Before fleeing, the assailants shot two tanks of cooking gas that exploded, burning the teenage taco stand worker to death, the spokesman said on condition of anonymity because his office does not allow him to give his name. Four other people were injured.

Investigators said the attack apparently targeted the two officers.

Plagued by drug violence
Uruapan has been plagued by drug violence. The city's mayor was among 10 Michoacan mayors detained by federal officials last month for alleged drug ties. In 2006, suspected La Familia cartel members dumped five human heads on a bar dance floor in the city.

Drug gangs have been staging increasingly bold attacks since Calderon launched a national crackdown on cartels in 2006 by sending troops to Michoacan, his home state. More than 10,800 people have died in drug violence in Mexico since.

Also on Thursday, armed men barged into a motel room and killed five people in their beds in Ciudad Juarez, across the border from El Paso, Texas, said Victor Valencia de los Santos, public safety secretary for Chihuahua state. A sixth person was wounded.

Two other people were killed during a car chase and shootout between armed men in downtown Juarez, said Enrique Torres, a spokesman for the joint military and federal police operation responsible for security in the city.
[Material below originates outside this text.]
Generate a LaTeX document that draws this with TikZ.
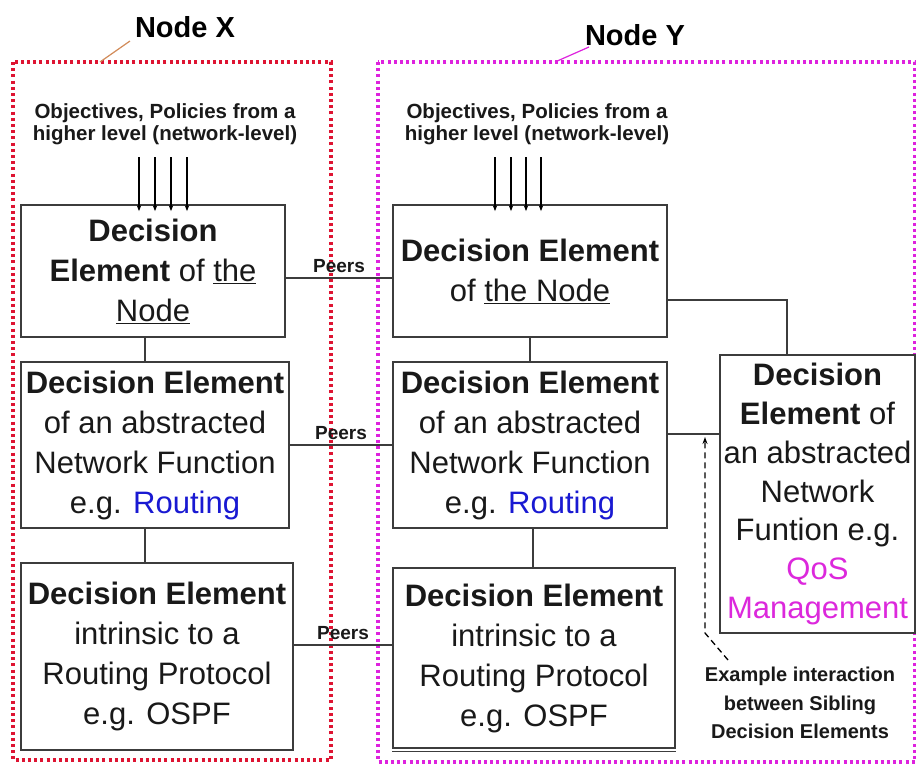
\documentclass[tikz,border=0pt]{standalone}
\usepackage{fontspec}
\setmainfont{Liberation Sans}
\usetikzlibrary{arrows.meta,calc}

\definecolor{boxline}{RGB}{60,60,60}
\definecolor{txt}{RGB}{25,25,25}
\definecolor{redb}{RGB}{222,20,50}
\definecolor{magb}{RGB}{222,34,222}
\definecolor{routeblue}{RGB}{25,25,210}
\definecolor{qosmag}{RGB}{220,40,220}
\definecolor{leaderX}{RGB}{210,140,90}

\tikzset{
  debox/.style={draw=boxline, line width=1.7pt, fill=white, rectangle, inner sep=0pt,
    align=center, text=txt, font=\fontsize{31}{40}\selectfont},
  conn/.style={draw=boxline, line width=1.5pt},
  peerlab/.style={font=\bfseries\fontsize{19}{22}\selectfont, text=txt, inner sep=1pt, above=4pt},
  objlab/.style={font=\bfseries\fontsize{20.5}{22}\selectfont, text=txt, align=center, inner sep=0pt},
  nodelab/.style={font=\bfseries\fontsize{29}{32}\selectfont, text=black, inner sep=0pt},
  exlab/.style={font=\bfseries\fontsize{20}{28.5}\selectfont, text=txt, align=center, inner sep=0pt},
  inarr/.style={draw=black, line width=1.3pt, -{Stealth[length=6pt,width=4.5pt]}},
  sibarr/.style={draw=black, line width=1.3pt, dash pattern=on 6pt off 4pt, -{Stealth[length=7pt,width=5pt]}},
  bound/.style={line width=3.2pt, dash pattern=on 3pt off 3.2pt},
}

\begin{document}
\begin{tikzpicture}[x=1pt,y=-1pt]
\fill[white] (0,0) rectangle (916,764);
\useasboundingbox (0,0) rectangle (916,764);

% node boundaries
\draw[bound, draw=redb] (13,62) rectangle (331,760);
\draw[bound, draw=magb] (378,62) rectangle (915,762);
\coordinate (bx) at (100,62);
\coordinate (by) at (555,62);

% labels of the nodes
\node[nodelab] (nx) at (185,27) {Node X};
\node[nodelab] (ny) at (635,35) {Node Y};
\draw[leaderX, line width=1.2pt] (bx) -- (130,41);
\draw[magb, line width=1.2pt] (by) -- (589,47);

% objectives text
\node[objlab] (obX) at (165,124) {Objectives, Policies from a\\higher level (network-level)};
\node[objlab] (obY) at (537,124) {Objectives, Policies from a\\higher level (network-level)};

% boxes of node X
\node[debox, minimum width=264pt, minimum height=132pt] (X1) at (153,271)
  {{\bfseries Decision}\\{\bfseries Element} of \underline{the}\\\underline{Node}};
\node[debox, minimum width=268pt, minimum height=166pt] (X2) at (155,445)
  {{\bfseries Decision Element}\\of an abstracted\\Network Function\\e.g. \textcolor{routeblue}{Routing}};
\node[debox, minimum width=272pt, minimum height=187pt] (X3) at (157,656.5)
  {{\bfseries Decision Element}\\intrinsic to a\\Routing Protocol\\e.g. OSPF};

% boxes of node Y
\node[debox, minimum width=274pt, minimum height=132pt] (Y1) at (530,271)
  {{\bfseries Decision Element}\\of \underline{the Node}};
\node[debox, minimum width=274pt, minimum height=166pt] (Y2) at (530,445)
  {{\bfseries Decision Element}\\of an abstracted\\Network Function\\e.g. \textcolor{routeblue}{Routing}};
\node[debox, minimum width=282pt, minimum height=180pt] (Y3) at (534,658)
  {{\bfseries Decision Element}\\intrinsic to a\\Routing Protocol\\e.g. OSPF};
\draw[conn] ([yshift=-2.8pt]Y3.south west) -- ([yshift=-2.8pt]Y3.south east);

\node[debox, minimum width=195pt, minimum height=278pt, font=\fontsize{31}{38.8}\selectfont] (Z) at (817.5,494)
  {{\bfseries Decision}\\{\bfseries Element} of\\an abstracted\\Network\\Funtion e.g.\\\textcolor{qosmag}{QoS}\\\textcolor{qosmag}{Management}};

% input arrows
\foreach \dx in {-14,2,18,34}
  \draw[inarr] ([shift={(\dx,-47)}]X1.north) -- ([shift={(\dx,7)}]X1.north);
\foreach \dx in {-35,-19,-4,11}
  \draw[inarr] ([shift={(\dx,-47)}]Y1.north) -- ([shift={(\dx,7)}]Y1.north);

% vertical connectors
\coordinate (c1) at ([xshift=-8pt]X1.south);
\draw[conn] (c1) -- (c1 |- X2.north);
\coordinate (c2) at ([xshift=-10pt]X2.south);
\draw[conn] (c2) -- (c2 |- X3.north);
\draw[conn] (Y1.south) -- (Y2.north);
\coordinate (c3) at ([xshift=3pt]Y2.south);
\draw[conn] (c3) -- (c3 |- Y3.north);

% peers
\coordinate (p1) at ([yshift=-7pt]X1.east);
\draw[conn] (p1) -- node[peerlab] {Peers} (p1 -| Y1.west);
\draw[conn] (X2.east) -- node[peerlab] {Peers} (X2.east -| Y2.west);
\coordinate (p3) at ([yshift=11.5pt]X3.east);
\draw[conn] (p3) -- node[peerlab] {Peers} (p3 -| Y3.west);

% sibling connectors
\coordinate (q) at ([yshift=-29pt]Y1.east);
\coordinate (zq) at ([xshift=-30.5pt]Z.north);
\draw[conn] (q) -| (zq);
\coordinate (r) at ([yshift=11pt]Y2.east);
\draw[conn] (r) -- (r -| Z.west);

% example interaction
\node[exlab] (ex) at (800,703) {Example interaction\\between Sibling\\Decision Elements};
\coordinate (d1) at (728,660);
\coordinate (d2) at (705,633);
\coordinate (d3) at (705,437);
\draw[sibarr] (d1) -- (d2) -- (d3);
\end{tikzpicture}
\end{document}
Both people killed were gunmen.

The federal Attorney General's Office, meanwhile, offered a 10 million peso ($737,000) reward for information on the whereabouts of Francisco Serrano, the customs administrator for the Gulf coast state of Veracruz believed to have been kidnapped this month.

Serrano recently launched a new system to check shipping containers at Veracruz, one of Mexico's most important ports and the scene of increasing drug violence.

Mexico's president vowed not to allow attacks on government and police derail the fight against drug trafficking.

"Wherever they attack our personnel, we will make it difficult for anyone to carry out their criminal activities," Calderon said during a speech in Veracruz.